In this chapter, a risk averse stochastic framework is proposed for optimal energy management of an energy hub. The problem is analyzed with the following constraints, decision variables, and objective function:
• Decision variables:
– Electricity purchase from the electricity market.
– Gas purchase from the gas network.
– Operation schedule of energy storage/conversion devices.
• Constraints:
– Uncertainty of electricity prices.
– Uncertainty of electricity demand.
– Uncertainty of energy production of renewable resources.

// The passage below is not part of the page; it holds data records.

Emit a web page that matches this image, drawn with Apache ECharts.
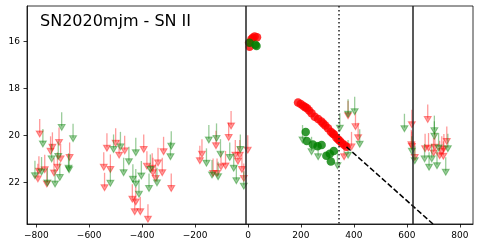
<!DOCTYPE html>
<html>
<head>
<meta charset="utf-8">
<script src="https://cdn.jsdelivr.net/npm/echarts@6/dist/echarts.min.js"></script>
<style>
html,body{margin:0;padding:0;background:#fff;}
#chart{width:480px;height:248px;}
</style>
</head>
<body>
<div id="chart"></div>
<script>
// 观测数据 [天数, 星等]
var rDet = [[4,16.06],[6,16.23],[13,15.91],[18,15.85],[25,15.80],[34,15.83],
	[189,18.60],[199,18.67],[208,18.74],[216,18.80],[223,18.85],[231,18.94],[240,19.06],[252,19.21],
	[265,19.31],[277,19.41],[284,19.50],[292,19.58],[302,19.70],[313,19.85],[320,19.92],[325,19.96],
	[334,20.10],[341,20.18],[347,20.24],[355,20.34],[364,20.41],[372,20.49]];
var gDet = [[6,16.06],[28,16.15],[32,16.20],
	[218,19.86],[222,20.24],[245,20.39],[263,20.46],[278,20.41],[296,20.87],[309,20.78],[313,21.11],[324,20.67]];
// 上限
var rLim = [[-787,19.94],[-714,20.30],[-746,20.68],[-739,20.51],[-708,21.00],[-674,20.94],[-790,21.53],
	[-768,21.46],[-794,21.85],[-760,22.07],[-733,21.60],[-720,21.36],
	[-533,20.55],[-500,20.34],[-487,20.84],[-466,20.66],[-545,21.36],[-520,21.45],[-542,22.23],[-437,22.72],
	[-428,23.25],[-407,23.25],[-378,23.57],[-382,21.31],[-362,21.40],[-359,21.59],[-349,21.83],[-324,21.59],
	[-319,20.70],[-340,21.17],[-290,22.26],[-394,20.60],[-424,22.83],
	[-182,21.08],[-174,20.80],[-121,20.44],[-73,20.09],[-64,19.60],[-132,21.62],[-117,21.62],[-102,21.34],
	[-85,21.30],[-48,20.84],[-38,21.10],[-31,20.84],[-23,21.45],[-16,21.83],[-1,20.63],
	[363,20.91],[378,19.17],[391,20.49],[406,19.63],[416,20.10],
	[617,20.40],[619,19.55],[619,20.47],[630,20.94],[669,20.57],[679,19.33],[682,20.54],[701,20.75],
	[706,20.51],[724,20.87],[732,20.68],[738,20.89],[740,20.58],[751,20.26]];
var gLim = [[-805,21.72],[-780,21.56],[-775,20.37],[-758,22.03],[-742,21.00],[-729,22.07],[-717,20.90],
	[-711,21.79],[-704,19.66],[-678,21.40],[-676,21.46],[-661,20.14],
	[-520,22.04],[-508,20.60],[-482,20.49],[-470,21.59],[-450,21.12],[-435,21.87],[-424,20.74],[-424,22.07],
	[-412,22.50],[-403,21.73],[-374,22.26],[-369,21.45],[-344,22.02],[-293,20.91],[-290,20.46],
	[-157,21.19],[-148,20.20],[-136,21.69],[-119,20.13],[-113,21.76],[-104,20.80],[-69,20.94],[-54,21.40],
	[-44,21.93],[-29,20.60],[-16,22.16],
	[206,20.20],[240,20.70],[265,20.91],[338,21.29],[347,19.70],[378,19.10],[378,20.84],[403,19.00],[422,20.38],
	[591,19.72],[619,20.68],[630,21.08],[667,21.00],[684,21.36],[694,21.00],[704,19.80],[704,20.04],
	[714,21.29],[720,20.54],[747,21.57],[755,20.57]];
// 衰减线
var tailLine = [[372,20.49],[699,23.77]];
// 竖线: 爆发, 峰值(虚), 结束
var vSolid = [-9, 621];
var vDotted = [342];
var xTicks = [-800,-600,-400,-200,0,200,400,600,800];
var yTicks = [16,18,20,22];

var shaft = 'path://M0,0 L1,0 L1,14 L0,14 Z';
var font = 'DejaVu Sans';

var marks = [];
for (var i = 0; i < vSolid.length; i++) {
	marks.push({xAxis: vSolid[i]});
}
for (var i = 0; i < vDotted.length; i++) {
	marks.push({xAxis: vDotted[i], lineStyle: {type: [1.5, 2.5]}});
}

// 上限箭头: 竖线 + 倒三角
function limSeries(data, color) {
	return [{
		type: 'scatter',
		data: data,
		symbol: shaft,
		symbolSize: [1.3, 14],
		symbolOffset: [0, -8],
		itemStyle: {color: color},
		silent: true,
		z: 2
	}, {
		type: 'scatter',
		data: data,
		symbol: 'triangle',
		symbolRotate: 180,
		symbolSize: [7, 6],
		itemStyle: {color: color, borderColor: color, borderWidth: 1},
		silent: true,
		z: 2
	}];
}

var myChart = echarts.init(document.getElementById('chart'));
var series = [].concat(limSeries(rLim, 'rgba(255,0,0,0.5)'), limSeries(gLim, 'rgba(0,128,0,0.5)'));
series.push({
	type: 'scatter', data: rDet, symbol: 'circle', symbolSize: 8.5,
	itemStyle: {color: '#ff0000'}, silent: true, z: 3
}, {
	type: 'scatter', data: gDet, symbol: 'circle', symbolSize: 8.5,
	itemStyle: {color: '#008000'}, silent: true, z: 3
}, {
	type: 'line', data: tailLine, symbol: 'none', silent: true, z: 4,
	lineStyle: {color: '#000', width: 1.5, type: [5.5, 2.4]},
	markLine: {
		silent: true,
		symbol: ['none', 'none'],
		label: {show: false},
		lineStyle: {color: '#222', width: 1.5, type: 'solid'},
		data: marks
	}
});

var option = {
	animation: false,
	title: {
		text: 'SN2020mjm - SN II',
		left: 40,
		top: 14,
		padding: 0,
		textStyle: {fontFamily: font, fontSize: 16, fontWeight: 'normal', color: '#000', lineHeight: 16}
	},
	grid: {left: 27, right: 7, top: 6, bottom: 24, show: true, borderColor: '#000', borderWidth: 0.8},
	xAxis: {
		type: 'value',
		min: -835,
		max: 850,
		splitLine: {show: false},
		axisLine: {onZero: false, lineStyle: {color: '#000', width: 0.8}},
		axisTick: {length: 3.5, lineStyle: {color: '#000', width: 0.8}, customValues: xTicks},
		axisLabel: {
			customValues: xTicks,
			fontFamily: font, fontSize: 9, color: '#000', margin: 7,
			formatter: function(v) { return v < 0 ? '\u2212' + (-v) : '' + v; }
		}
	},
	yAxis: {
		type: 'value',
		inverse: true,
		min: 14.5,
		max: 23.77,
		splitLine: {show: false},
		axisLine: {show: true, onZero: false, lineStyle: {color: '#000', width: 0.8}},
		axisTick: {show: true, length: 3.5, lineStyle: {color: '#000', width: 0.8}, customValues: yTicks},
		axisLabel: {customValues: yTicks, fontFamily: font, fontSize: 9, color: '#000', margin: 7}
	},
	series: series
};
myChart.setOption(option);//渲染
</script>
</body>
</html>
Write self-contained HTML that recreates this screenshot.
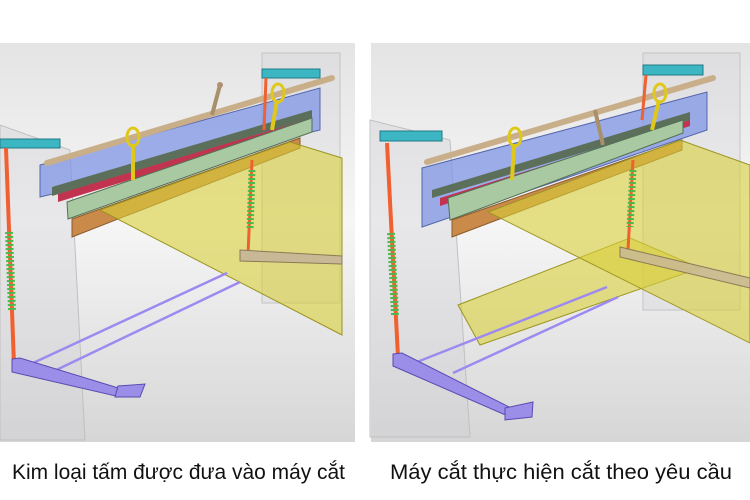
<!DOCTYPE html>
<html><head><meta charset="utf-8"><style>
html,body{margin:0;padding:0;background:#fff;width:750px;height:500px;overflow:hidden}
svg{display:block}
</style></head><body>
<svg width="750" height="500" viewBox="0 0 750 500" xmlns="http://www.w3.org/2000/svg">
<defs>
<linearGradient id="bg" x1="0" y1="0" x2="0" y2="1">
<stop offset="0" stop-color="#e4e4e4"/><stop offset="0.45" stop-color="#f6f6f6"/><stop offset="1" stop-color="#d6d6d6"/>
</linearGradient>
</defs>
<rect width="750" height="500" fill="#fff"/>
<rect x="0" y="43" width="355" height="399" fill="url(#bg)"/>
<rect x="371" y="43" width="379" height="399" fill="url(#bg)"/>

<!-- LEFT PANEL -->
<g>
<rect x="262" y="53" width="78" height="250" fill="#d0d0d8" fill-opacity="0.3" stroke="#c4c4c4"/>
<polygon points="0,125 70,150 85,440 0,440" fill="#cfcfd4" fill-opacity="0.35" stroke="#c0c0c0"/>
<polygon points="40,165 320,88 320,130 40,197" fill="#7f95e6" fill-opacity="0.75" stroke="#5566aa"/>
<polygon points="52,187 312,110 312,118 52,196" fill="#5b6f5a"/>
<polygon points="58,194 312,118 312,124 58,202" fill="#c2334f"/>
<polygon points="67,202 312,118 312,132 68,219" fill="#a9c9a2" stroke="#557055"/>
<polygon points="72,219 300,138 300,148 72,237" fill="#c98a4a" stroke="#8a5a2a"/>
<polygon points="100,210 290,142 342,158 342,335" fill="#d8cf3a" fill-opacity="0.6" stroke="#9a9420"/>
<line x1="47" y1="163" x2="332" y2="78" stroke="#c9ae8a" stroke-width="6" stroke-linecap="round"/>
<line x1="212" y1="115" x2="220" y2="85" stroke="#a8906a" stroke-width="4"/>
<circle cx="220" cy="85" r="3" fill="#b09070"/>
<ellipse cx="133" cy="137" rx="6" ry="9" fill="none" stroke="#e0c81a" stroke-width="3"/>
<line x1="133" y1="144" x2="133" y2="180" stroke="#e0c81a" stroke-width="4"/>
<ellipse cx="278" cy="93" rx="6" ry="9" fill="none" stroke="#e0c81a" stroke-width="3"/>
<line x1="277" y1="100" x2="272" y2="130" stroke="#e0c81a" stroke-width="4"/>
<rect x="0" y="139" width="60" height="9" fill="#3db6c4" stroke="#207a86"/>
<rect x="262" y="69" width="58" height="9" fill="#3db6c4" stroke="#207a86"/>
<line x1="6" y1="148" x2="14" y2="365" stroke="#f06030" stroke-width="4"/>
<line x1="9" y1="232" x2="12" y2="310" stroke="#4cb84c" stroke-width="8" stroke-dasharray="2 2"/>
<line x1="266" y1="78" x2="264" y2="130" stroke="#f06030" stroke-width="3"/>
<line x1="252" y1="160" x2="248" y2="255" stroke="#f06030" stroke-width="3"/>
<line x1="252" y1="170" x2="250" y2="230" stroke="#4cb84c" stroke-width="7" stroke-dasharray="2 2"/>
<line x1="33" y1="363" x2="227" y2="273" stroke="#9d8af0" stroke-width="2.5"/>
<line x1="50" y1="373" x2="240" y2="282" stroke="#9d8af0" stroke-width="2.5"/>
<polygon points="240,250 342,256 342,264 240,261" fill="#c9b895" stroke="#8a7a55"/>
<polygon points="12,359 20,358 125,390 120,397 12,372" fill="#9b8ee8" stroke="#5a4ab0"/>
<polygon points="118,386 145,384 140,397 115,397" fill="#9b8ee8" stroke="#5a4ab0"/>
</g>

<!-- RIGHT PANEL -->
<g>
<rect x="643" y="53" width="97" height="257" fill="#d0d0d8" fill-opacity="0.3" stroke="#c4c4c4"/>
<polygon points="370,120 450,140 470,437 370,437" fill="#cfcfd4" fill-opacity="0.35" stroke="#c0c0c0"/>
<polygon points="422,168 707,92 707,130 422,227" fill="#7f95e6" fill-opacity="0.75" stroke="#5566aa"/>
<polygon points="432,190 690,112 690,120 432,198" fill="#5b6f5a"/>
<polygon points="440,198 690,120 690,126 440,206" fill="#c2334f"/>
<polygon points="448,198 683,120 683,133 450,220" fill="#a9c9a2" stroke="#557055"/>
<polygon points="452,220 682,140 682,150 452,237" fill="#c98a4a" stroke="#8a5a2a"/>
<polygon points="458,305 630,238 700,268 480,345" fill="#d8cf3a" fill-opacity="0.6" stroke="#9a9420"/>
<polygon points="488,212 680,140 750,165 750,343" fill="#d8cf3a" fill-opacity="0.6" stroke="#9a9420"/>
<line x1="427" y1="162" x2="713" y2="78" stroke="#c9ae8a" stroke-width="6" stroke-linecap="round"/>
<line x1="595" y1="110" x2="603" y2="145" stroke="#a8906a" stroke-width="4"/>
<ellipse cx="515" cy="137" rx="6" ry="9" fill="none" stroke="#e0c81a" stroke-width="3"/>
<line x1="514" y1="144" x2="512" y2="180" stroke="#e0c81a" stroke-width="4"/>
<ellipse cx="660" cy="93" rx="6" ry="9" fill="none" stroke="#e0c81a" stroke-width="3"/>
<line x1="659" y1="100" x2="652" y2="130" stroke="#e0c81a" stroke-width="4"/>
<rect x="380" y="131" width="62" height="10" fill="#3db6c4" stroke="#207a86"/>
<rect x="643" y="65" width="60" height="10" fill="#3db6c4" stroke="#207a86"/>
<line x1="387" y1="143" x2="398" y2="357" stroke="#f06030" stroke-width="4"/>
<line x1="391" y1="233" x2="395" y2="315" stroke="#4cb84c" stroke-width="8" stroke-dasharray="2 2"/>
<line x1="646" y1="75" x2="642" y2="120" stroke="#f06030" stroke-width="3"/>
<line x1="633" y1="160" x2="628" y2="250" stroke="#f06030" stroke-width="3"/>
<line x1="633" y1="170" x2="630" y2="227" stroke="#4cb84c" stroke-width="7" stroke-dasharray="2 2"/>
<line x1="417" y1="362" x2="607" y2="287" stroke="#9d8af0" stroke-width="2.5"/>
<line x1="453" y1="373" x2="618" y2="297" stroke="#9d8af0" stroke-width="2.5"/>
<polygon points="620,247 750,278 750,288 620,257" fill="#c9b895" fill-opacity="0.85" stroke="#8a7a55"/>
<polygon points="393,354 402,353 515,410 510,417 393,366" fill="#9b8ee8" stroke="#5a4ab0"/>
<polygon points="505,408 533,402 532,417 505,420" fill="#9b8ee8" stroke="#5a4ab0"/>
</g>

<text x="12" y="479" font-family="Liberation Sans, sans-serif" font-size="21" fill="#111" textLength="333" lengthAdjust="spacingAndGlyphs">Kim loại tấm được đưa vào máy cắt</text>
<text x="390" y="479" font-family="Liberation Sans, sans-serif" font-size="21" fill="#111" textLength="342" lengthAdjust="spacingAndGlyphs">Máy cắt thực hiện cắt theo yêu cầu</text>
</svg>
</body></html>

– Technical constraints of energy conversion/storage devices.
– Demand balance.
– Risk of energy procurement from different resources.
Review of Related Works
A comprehensive framework for modeling of energy systems composed of multiple energy carriers has been presented in [1]. Different energy careers such as electricity, heat, gas, and biomass are considered. The modeling framework is
based on the energy hub approach. They have used conversion matrix for modeling the interactions between different participants of the energy hub. The modeling is deterministic and the effects of the uncertainties are not considered. A model based on energy hub concept, for the analysis of reliability of supply in multicarrier energy systems has been presented in [2]. It is concluded that con- sidering the mutual interconnections between multiple energy careers increases the supply redundancy and reliability. In [3] an optimization method is proposed for determination of optimal size of hybrid power systems, based on the energy hub concept.

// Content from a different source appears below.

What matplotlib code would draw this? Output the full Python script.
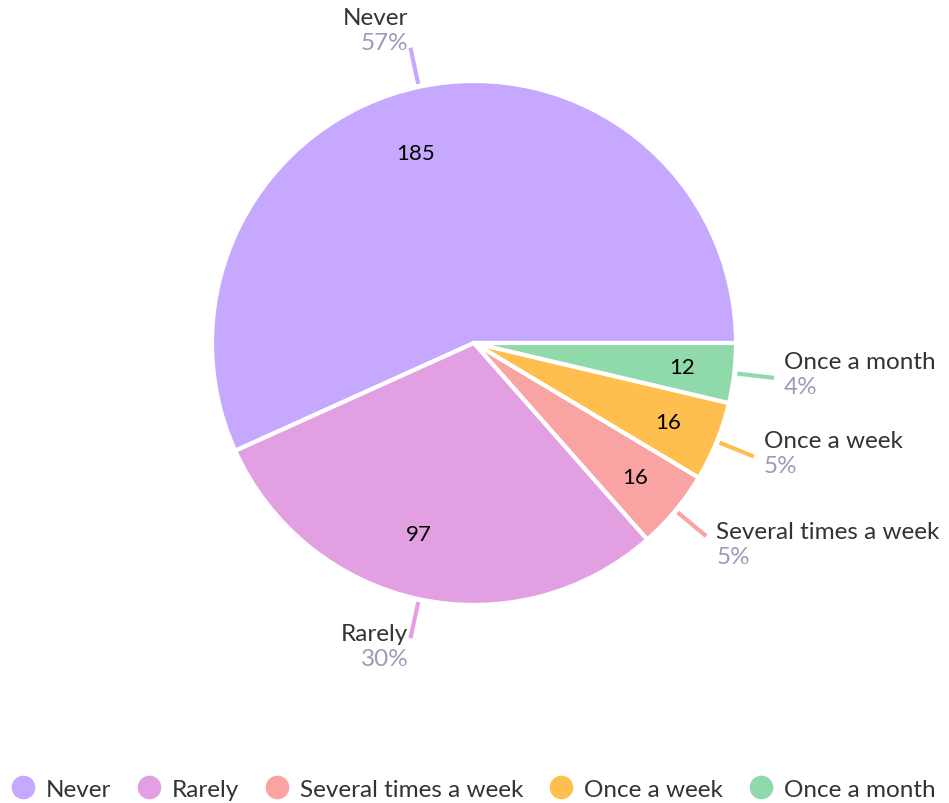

In [4] and [5] an energy hub Monte Carlo valuation model is proposed. By means of this model, integrated systems of multienergy conversion and storage devices can be valued together with load management schemes. The energy hub’s ability to flexibly adapt its output to uncertain and volatile market prices is explicitly considered. In [6] the energy hub framework is adopted to determine a modeling procedure for a generic building energy system. In [7] application of model predictive control (MPC) to multicarrier energy systems including storage devices, renewable infeeds, and forecast uncertainties is studied. Due to the forecast errors in price and load profiles, the MPC strategy is used for reduction of the consequences of forecast uncertainties. Reference [8] proposes a tool for analyzing large-scale interconnected energy hub networks. Electrical and natural gas networks, wind generating capacity, district heat loads, converters, and energy storage are considered as the main elements of energy. In [9] a generic framework is proposed that allows the analysis of energy efficiency in multicarrier energy systems taking into account the physical properties of the energy networks. It is shown that a trade-off should be made between the cost minimization and maximization of energy efficiency in these systems.

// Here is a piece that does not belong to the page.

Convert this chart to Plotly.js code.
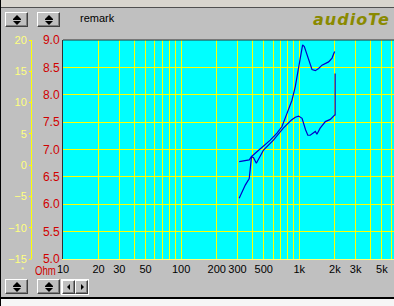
<!DOCTYPE html>
<html>
<head>
<meta charset="utf-8">
<script src="https://cdn.plot.ly/plotly-3.0.1.min.js"></script>
<style>
  html, body { margin:0; padding:0; }
  body { width:394px; height:306px; overflow:hidden; background:#c0c0c0; position:relative; font-family:"Liberation Sans", Arial, sans-serif; }
  .abs { position:absolute; }
  .btn { position:absolute; background:#c0c0c0; box-sizing:border-box;
         border-top:1px solid #ffffff; border-left:1px solid #ffffff;
         border-right:1px solid #404040; border-bottom:1px solid #404040;
         box-shadow: inset -1px -1px 0 #808080; }
  .up { position:absolute; width:0; height:0; border-left:4px solid transparent; border-right:4px solid transparent; border-bottom:4px solid #000; }
  .dn { position:absolute; width:0; height:0; border-left:4px solid transparent; border-right:4px solid transparent; border-top:4px solid #000; }
  .bar { position:absolute; height:1px; background:#000; }
  .lt { position:absolute; width:0; height:0; border-top:3px solid transparent; border-bottom:3px solid transparent; border-right:3px solid #000; }
  .rt { position:absolute; width:0; height:0; border-top:3px solid transparent; border-bottom:3px solid transparent; border-left:3px solid #000; }
</style>
</head>
<body>
<div class="abs" style="left:0;top:0;width:394px;height:7px;background:#d8d5ce;border-bottom:1px solid #505050;"></div>
<div id="chart" class="abs" style="left:0;top:0;width:470px;height:306px;"></div>

<!-- top spinners -->
<div class="btn" style="left:5px;top:12px;width:23px;height:15px;"><div class="up" style="left:7px;top:2px;"></div><div class="bar" style="left:7px;top:6px;width:8px;"></div><div class="dn" style="left:7px;top:8px;"></div></div>
<div class="btn" style="left:37px;top:12px;width:23px;height:15px;"><div class="up" style="left:7px;top:2px;"></div><div class="bar" style="left:7px;top:6px;width:8px;"></div><div class="dn" style="left:7px;top:8px;"></div></div>
<div class="abs" style="left:80px;top:12px;font-size:11px;color:#000;">remark</div>
<div class="abs" style="left:313px;top:10px;font-family:'DejaVu Sans',Verdana,sans-serif;font-weight:bold;font-style:italic;font-size:16px;letter-spacing:1px;color:#8a8a00;white-space:nowrap;">audioTe</div>

<!-- left labels -->
<div class="abs" style="left:21px;top:265px;font-size:8px;color:#ffff80;">*</div>
<div class="abs" style="left:35px;top:266px;font-size:12px;line-height:11px;color:#d00000;transform:scaleX(0.8);transform-origin:left top;">Ohm</div>

<!-- bottom buttons -->
<div class="btn" style="left:5px;top:279px;width:23px;height:15px;"><div class="up" style="left:7px;top:2px;"></div><div class="bar" style="left:7px;top:6px;width:8px;"></div><div class="dn" style="left:7px;top:8px;"></div></div>
<div class="btn" style="left:37px;top:279px;width:23px;height:15px;"><div class="up" style="left:7px;top:2px;"></div><div class="bar" style="left:7px;top:6px;width:8px;"></div><div class="dn" style="left:7px;top:8px;"></div></div>
<div class="abs" style="left:61px;top:279px;width:28px;height:16px;background:#fff;"></div>
<div class="btn" style="left:62px;top:280px;width:13px;height:14px;"><div class="lt" style="left:4px;top:3px;"></div></div>
<div class="btn" style="left:75px;top:280px;width:13px;height:14px;"><div class="rt" style="left:5px;top:3px;"></div></div>

<div class="abs" style="left:0;top:297px;width:394px;height:2px;background:#000;"></div>
<div class="abs" style="left:0;top:299px;width:394px;height:7px;background:#f6f6f6;"></div>
<div class="abs" style="left:0;top:0;width:1px;height:306px;background:#000;"></div>

<script>
// ---- data ----
const freqA = [310, 327, 349, 377, 390, 394, 438, 498, 568, 647, 714, 787, 867, 925, 987, 1034, 1067, 1103, 1163, 1223, 1281, 1367, 1457, 1557, 1661, 1771, 1893, 1991];
const valA  = [6.11, 6.23, 6.35, 6.47, 6.84, 6.87, 6.96, 7.06, 7.17, 7.30, 7.42, 7.66, 7.90, 8.15, 8.51, 8.76, 8.91, 8.88, 8.73, 8.57, 8.46, 8.44, 8.48, 8.54, 8.57, 8.60, 8.67, 8.79];

const freqB = [310, 377, 394, 410, 433, 498, 604, 732, 859, 925, 987, 1055, 1130, 1181, 1237, 1319, 1367, 1409, 1502, 1661, 1830, 1991, 2010, 2010];
const valB  = [6.78, 6.81, 6.87, 6.85, 6.75, 6.99, 7.17, 7.39, 7.54, 7.59, 7.61, 7.57, 7.36, 7.26, 7.26, 7.30, 7.33, 7.28, 7.39, 7.51, 7.55, 7.63, 7.63, 8.39];

const xTickVals = [10, 20, 30, 50, 100, 200, 300, 500, 1000, 2000, 3000, 5000];
const xTickText = ['10', '20', '30', '50', '100', '200', '300', '500', '1k', '2k', '3k', '5k'];
const xGridVals = [40, 60, 70, 80, 90, 400, 600, 700, 800, 900, 4000, 6000, 7000, 8000, 9000, 10000, 20000];
const yTickVals = [5.0, 5.5, 6.0, 6.5, 7.0, 7.5, 8.0, 8.5, 9.0];
const yTickText = ['5.0', '5.5', '6.0', '6.5', '7.0', '7.5', '8.0', '8.5', '9.0'];
const y2TickVals = [-15, -10, -5, 0, 5, 10, 15, 20];

const lineColor = '#0000c8';
const gridYellow = '#ffff00';

const traces = [
  { x: freqA, y: valA, type: 'scatter', mode: 'lines', line: { color: lineColor, width: 1.2 }, hoverinfo: 'skip' },
  { x: freqB, y: valB, type: 'scatter', mode: 'lines', line: { color: lineColor, width: 1.2 }, hoverinfo: 'skip' },
  { x: [], y: [], type: 'scatter', yaxis: 'y2', hoverinfo: 'skip' }
];

const layout = {
  width: 470, height: 306,
  margin: { l: 63, r: 17, t: 40, b: 47 },
  paper_bgcolor: 'rgba(0,0,0,0)',
  plot_bgcolor: '#00ffff',
  showlegend: false,
  font: { family: '"Liberation Sans", Arial, sans-serif' },
  xaxis: {
    type: 'log', range: [1, Math.log10(20000)],
    tickmode: 'array', tickvals: xTickVals, ticktext: xTickText,
    tickfont: { size: 11, color: '#000000' },
    ticks: '', showgrid: true, gridcolor: gridYellow, gridwidth: 1,
    minor: { tickmode: 'array', tickvals: xGridVals, showgrid: true, gridcolor: gridYellow, gridwidth: 1, ticks: '' },
    showline: true, linecolor: '#ffff70', linewidth: 1, zeroline: false
  },
  yaxis: {
    range: [5, 9], tickmode: 'array', tickvals: yTickVals, ticktext: yTickText,
    tickfont: { size: 12, color: '#d00000' },
    ticks: '', showgrid: true, gridcolor: gridYellow, gridwidth: 1,
    showline: true, linecolor: '#303030', linewidth: 1, zeroline: false
  },
  yaxis2: {
    overlaying: 'y', anchor: 'free', position: 0, shift: -32, side: 'left',
    range: [-15, 20], tickmode: 'array', tickvals: y2TickVals,
    tickfont: { size: 11, color: '#ffff80' },
    ticks: 'outside', ticklen: 2, tickcolor: '#ffff00',
    showgrid: false, zeroline: false, showline: true, linecolor: '#ffff00', linewidth: 1
  },
  shapes: [
    { type: 'line', xref: 'paper', yref: 'paper', x0: 0, x1: 1, y0: 1, y1: 1, line: { color: '#303030', width: 1 } }
  ]
};

Plotly.newPlot('chart', traces, layout, { staticPlot: true, displayModeBar: false });
</script>
</body>
</html>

Different methods have been used to model wind uncertainty. Scenario-based stochastic optimization modeling has been proposed in [10–12]. In this method some scenarios are generated as the representatives of the wind generation based on the a presumed probability distribution function. Although different risk mea- sures can be used to model risk, CVaR is used widely as a risk measure in scenario-based methods. CVaR has been used in [10, 11] for risk modeling of wind power generation uncertainty. Fuzzy scenario-based has been used in [13] for modeling wind uncertainty. The Interval optimization is also used in [14] in for uncertainty handling of wind power. This method is compared with scenario-based methods in [15].